The intent can only be expressed by sending the right Content-Type for a given resource. The resource owner needs to configure their resource correctly. Even though Apache provides at least five different ways to set the media type, most authors still rely on the installed file extension mappings for representations that are not dynamically-generated. Hence, most will rely on whatever mime.types file has been installed by their webmaster, even if it hasn’t been updated in ten years.

How old is your mime.types file?

Tim Bray’s article on RESTful Casuistry revisits an odd meme in the REST debates that I’ve been meaning to discredit for a while.

Some people think that REST suggests not to use POST for updates.  Search my dissertation and you won’t find any mention of CRUD or POST. The only mention of PUT is in regard to HTTP’s lack of write-back caching.  The main reason for my lack of specificity is because the methods defined by HTTP are part of the Web’s architecture definition, not the REST architectural style. Specific method definitions (aside from the retrieval:resource duality of GET) simply don’t matter to the REST architectural style, so it is difficult to have a style discussion about them. The only thing REST requires of methods is that they be uniformly defined for all resources (i.e., so that intermediaries don’t have to know the resource type in order to understand the meaning of the request). As long as the method is being used according to its own definition, REST doesn’t have much to say about it.

For example, it isn’t RESTful to use GET to perform unsafe operations because that would violate the definition of the GET method in HTTP, which would in turn mislead intermediaries and spiders.  It isn’t RESTful to use POST for information retrieval when that information corresponds to a potential resource, because that usage prevents safe reusability and the network-effect of having a URI. But why shouldn’t you use POST to perform an update? Hypertext can tell the client which method to use when the action being taken is unsafe. PUT is necessary when there is no hypertext telling the client what to do, but lacking hypertext isn’t particularly RESTful.
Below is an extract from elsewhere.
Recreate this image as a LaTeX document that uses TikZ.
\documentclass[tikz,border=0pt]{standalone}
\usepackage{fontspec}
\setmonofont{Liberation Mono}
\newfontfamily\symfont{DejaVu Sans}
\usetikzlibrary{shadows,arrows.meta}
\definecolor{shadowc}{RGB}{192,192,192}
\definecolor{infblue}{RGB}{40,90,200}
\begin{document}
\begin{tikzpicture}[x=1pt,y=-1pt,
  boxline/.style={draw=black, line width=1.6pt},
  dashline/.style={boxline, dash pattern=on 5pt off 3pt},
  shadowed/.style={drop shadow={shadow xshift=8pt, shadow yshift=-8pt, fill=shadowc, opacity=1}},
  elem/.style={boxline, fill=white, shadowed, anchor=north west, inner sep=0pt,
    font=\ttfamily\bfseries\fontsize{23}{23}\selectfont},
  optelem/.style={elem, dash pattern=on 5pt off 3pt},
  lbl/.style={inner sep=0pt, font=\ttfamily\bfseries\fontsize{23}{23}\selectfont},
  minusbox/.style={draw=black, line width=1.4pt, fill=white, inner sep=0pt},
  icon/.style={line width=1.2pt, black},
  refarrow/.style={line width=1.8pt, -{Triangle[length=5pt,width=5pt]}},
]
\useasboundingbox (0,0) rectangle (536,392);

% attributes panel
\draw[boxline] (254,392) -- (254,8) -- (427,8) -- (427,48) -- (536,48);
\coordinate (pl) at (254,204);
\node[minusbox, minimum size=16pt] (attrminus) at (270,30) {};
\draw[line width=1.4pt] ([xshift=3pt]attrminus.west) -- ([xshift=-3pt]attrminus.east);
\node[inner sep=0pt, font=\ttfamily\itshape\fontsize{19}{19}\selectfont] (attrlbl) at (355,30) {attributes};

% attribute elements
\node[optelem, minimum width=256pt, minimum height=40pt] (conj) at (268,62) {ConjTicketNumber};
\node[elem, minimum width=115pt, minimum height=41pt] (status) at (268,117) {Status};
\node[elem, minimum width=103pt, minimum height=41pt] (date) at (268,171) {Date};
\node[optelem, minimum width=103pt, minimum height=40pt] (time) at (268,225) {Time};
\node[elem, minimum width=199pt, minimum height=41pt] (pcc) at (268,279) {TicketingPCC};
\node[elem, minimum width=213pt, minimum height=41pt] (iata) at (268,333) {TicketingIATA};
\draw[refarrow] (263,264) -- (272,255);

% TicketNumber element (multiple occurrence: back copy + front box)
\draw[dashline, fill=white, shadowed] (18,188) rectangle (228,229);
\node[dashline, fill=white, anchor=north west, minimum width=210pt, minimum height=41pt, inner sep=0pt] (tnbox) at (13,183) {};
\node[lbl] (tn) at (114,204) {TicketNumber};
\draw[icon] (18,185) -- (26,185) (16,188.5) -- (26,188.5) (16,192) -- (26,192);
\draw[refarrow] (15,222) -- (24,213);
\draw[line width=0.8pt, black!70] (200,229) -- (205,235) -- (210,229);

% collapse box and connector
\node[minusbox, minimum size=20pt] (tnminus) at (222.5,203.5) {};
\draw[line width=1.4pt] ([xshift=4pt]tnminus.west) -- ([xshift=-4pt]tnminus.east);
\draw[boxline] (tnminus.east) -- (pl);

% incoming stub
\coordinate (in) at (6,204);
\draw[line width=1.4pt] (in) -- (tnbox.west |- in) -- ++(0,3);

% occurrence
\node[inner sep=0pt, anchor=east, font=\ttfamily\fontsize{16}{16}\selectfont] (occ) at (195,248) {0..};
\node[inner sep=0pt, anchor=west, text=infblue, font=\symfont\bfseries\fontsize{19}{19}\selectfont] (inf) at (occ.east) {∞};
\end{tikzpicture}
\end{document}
POST only becomes an issue when it is used in a situation for which some other method is ideally suited: e.g., retrieval of information that should be a representation of some resource (GET), complete replacement of a representation (PUT), or any of the other standardized methods that tell intermediaries something more valuable than “this may change something.” The other methods are more valuable to intermediaries because they say something about how failures can be automatically handled and how intermediate caches can optimize their behavior. POST does not have those characteristics, but that doesn’t mean we can live without it. POST serves many useful purposes in HTTP, including the general purpose of “this action isn’t worth standardizing.”

I think the anti-POST meme got started because of all the arguments against tunneling other protocols via HTTP’s POST (e.g., SOAP, RSS, IPP, etc.). Somewhere along the line people started equating the REST arguments of “don’t violate HTTP’s method definitions” and “always use GET for retrieval because that forces the resource to have a URI” with the paper tiger of “POST is bad.”

Please, let’s move on. We don’t need to use PUT for every state change in HTTP. REST has never said that we should.

What matters is that every important resource have a URI, therein allowing representations of that resource to be obtained using GET.  If the deployment state is an important resource, then I would expect it to have states for undeployed, deployment requested, deployed, and undeployment requested. The advantage of those states is that other clients looking at the resource at the same time would be properly informed, which is just good design for UI feedback. However, I doubt that Tim’s application would consider that an important resource on its own, since the deployment state in isolation (separate from the thing being deployed) is not a very interesting or reusable resource.

Personally, I would just use POST for that button. The API can compensate for the use of POST by responding with the statement that the client should refresh its representation of the larger resource state. In other words, I would return a 303 response that redirected back to the VM status, so that the client would know that the state has changed.